The shrapnel didn’t just pierce bodies — it tore through displaced families' tents, causing fatal injuries, and punctured water tanks my father had spent his morning filling. In an instant, what little water we had was gone.
By evening, as my nephew Ahmed and I stood in the kitchen, the shattered window and missile-pierced walls framed a red glow that blinded us. The menacing sound of a drone buzzed in the background. I thought it was another strike and crouched, shielding Ahmed as best as I could. But it was only the radiant sunset. Even in moments of beauty, war haunted us.

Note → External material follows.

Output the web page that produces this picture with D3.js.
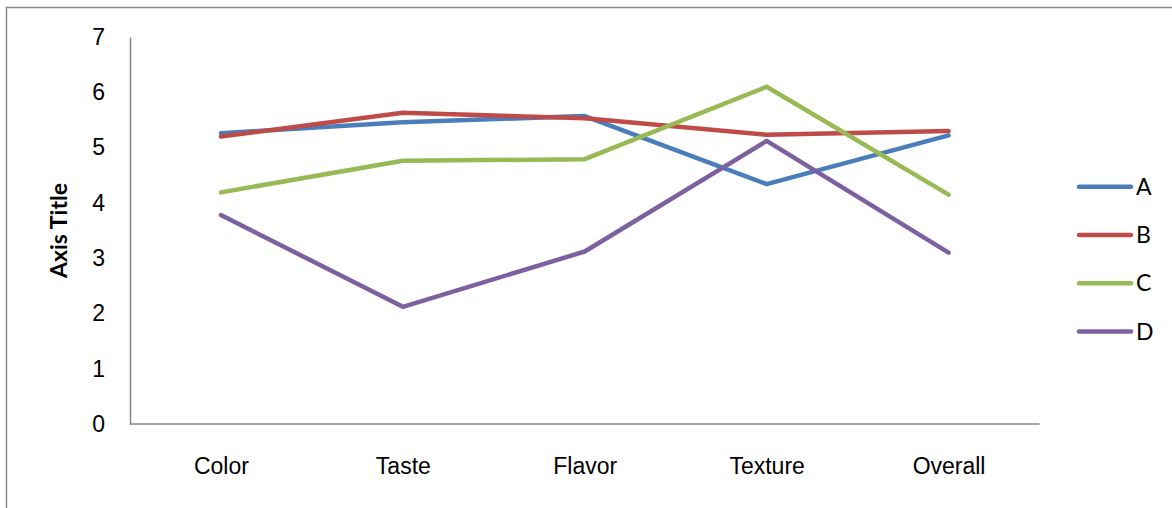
<!DOCTYPE html>
<html>
<head>
<meta charset="utf-8">
<script src="https://cdn.jsdelivr.net/npm/d3@7"></script>
<style>
  html, body { margin: 0; padding: 0; background: #fff; }
  svg { display: block; font-family: Lato, "Open Sans", sans-serif; }
</style>
</head>
<body>
<svg id="chart" width="1172" height="508"></svg>
<script>
// Sensory scores per attribute
const categories = ["Color", "Taste", "Flavor", "Texture", "Overall"];
const seriesNames = ["A", "B", "C", "D"];
const valuesA = [5.26, 5.46, 5.57, 4.34, 5.22];
const valuesB = [5.20, 5.63, 5.53, 5.23, 5.30];
const valuesC = [4.19, 4.76, 4.79, 6.10, 4.15];
const valuesD = [3.78, 2.12, 3.12, 5.12, 3.10];
const yTicks = [0, 1, 2, 3, 4, 5, 6, 7];
const yTitle = "Axis Title";

const seriesColors = ["#4A7EBB", "#BE4B48", "#98B954", "#7D60A0"];
const series = [valuesA, valuesB, valuesC, valuesD].map((v, i) => ({ name: seriesNames[i], values: v, color: seriesColors[i] }));

const svg = d3.select("#chart");
const W = 1172, H = 508;
const plot = { left: 130, right: 1039.5, top: 37, bottom: 424 };
const fontSize = 23;

// chart frame
svg.append("path")
  .attr("d", `M6.5,${H + 5} L6.5,7.5 L${W + 5},7.5`)
  .attr("fill", "none").attr("stroke", "#8a8a8a").attr("stroke-width", 1.5);

const x = d3.scalePoint().domain(categories).range([plot.left, plot.right]).padding(0.5);
const y = d3.scaleLinear().domain([0, 7]).range([plot.bottom, plot.top]);

// y axis
const yAxis = svg.append("g").attr("transform", `translate(${plot.left},0)`)
  .call(d3.axisLeft(y).tickValues(yTicks).tickFormat(d3.format("d")).tickSize(0).tickPadding(25));
yAxis.select(".domain").attr("stroke", "#868686").attr("stroke-width", 1.5);
yAxis.selectAll("text").attr("font-size", fontSize).attr("fill", "#000").attr("font-family", null);

// x axis
const xAxis = svg.append("g").attr("transform", `translate(0,${plot.bottom})`)
  .call(d3.axisBottom(x).tickSize(0).tickPadding(34));
xAxis.select(".domain").attr("stroke", "#868686").attr("stroke-width", 1.5)
  .attr("d", `M${plot.left},0H${plot.right}`);
xAxis.selectAll("text").attr("font-size", fontSize).attr("fill", "#000").attr("font-family", null);

// y axis title
svg.append("text")
  .attr("transform", `translate(67,${(plot.top + plot.bottom) / 2}) rotate(-90)`)
  .attr("text-anchor", "middle")
  .attr("font-size", 23).attr("font-weight", "bold")
  .text(yTitle);

// series lines
const line = d3.line().x((d, i) => x(categories[i])).y(d => y(d));
svg.append("g").selectAll("path").data(series).join("path")
  .attr("d", d => line(d.values))
  .attr("fill", "none")
  .attr("stroke", d => d.color)
  .attr("stroke-width", 4.5)
  .attr("stroke-linejoin", "round")
  .attr("stroke-linecap", "round");

// legend
const legend = svg.append("g").selectAll("g").data(series).join("g")
  .attr("transform", (d, i) => `translate(1079,${186.7 + i * 48.3})`);
legend.append("line")
  .attr("x1", 0).attr("x2", 52).attr("y1", 0).attr("y2", 0)
  .attr("stroke", d => d.color).attr("stroke-width", 4.5).attr("stroke-linecap", "round");
legend.append("text")
  .attr("x", 57).attr("dy", "0.35em")
  .attr("font-size", fontSize)
  .text(d => d.name);
</script>
</body>
</html>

Later, I juggled my studies, trying to focus. Around 4 p.m., a strange sense of joy seeped into the air — ululations and clapping echoed in the neighborhood. Someone was getting married. My feelings were mixed: I admired my people’s resilience and hope, yet I could not reconcile it with the morning massacre.
By midnight, rain poured heavily. All I could think about was the displaced families in makeshift tents. Their shelters sank into the sand, their belongings strewed by the gusting wind. One neighbor cried, “God, I beg you, stop the rain. We are drowning.”
We invited them into our home, but they refused. “Death is more honorable than this life,” one replied.
It is heartbreaking to be warm while others shiver. To have food while others starve. To survive while others perish. Even though we face the same horrors collectively, I cannot escape the guilt of surviving when others did not.
This is the dichotomy of our lives in Gaza;
We cling to life, but we are killed.
We mourn our dead, but we carry their legacy.
We run, but we are amputated.
We fly, but we are besieged.
Our hearts are shattered by grief, yet we find reasons to celebrate.
We deserve to live fully, love deeply, and be free entirely. But we are suffering.
How can desperation and hope coexist?
That is the story of every day — not just today.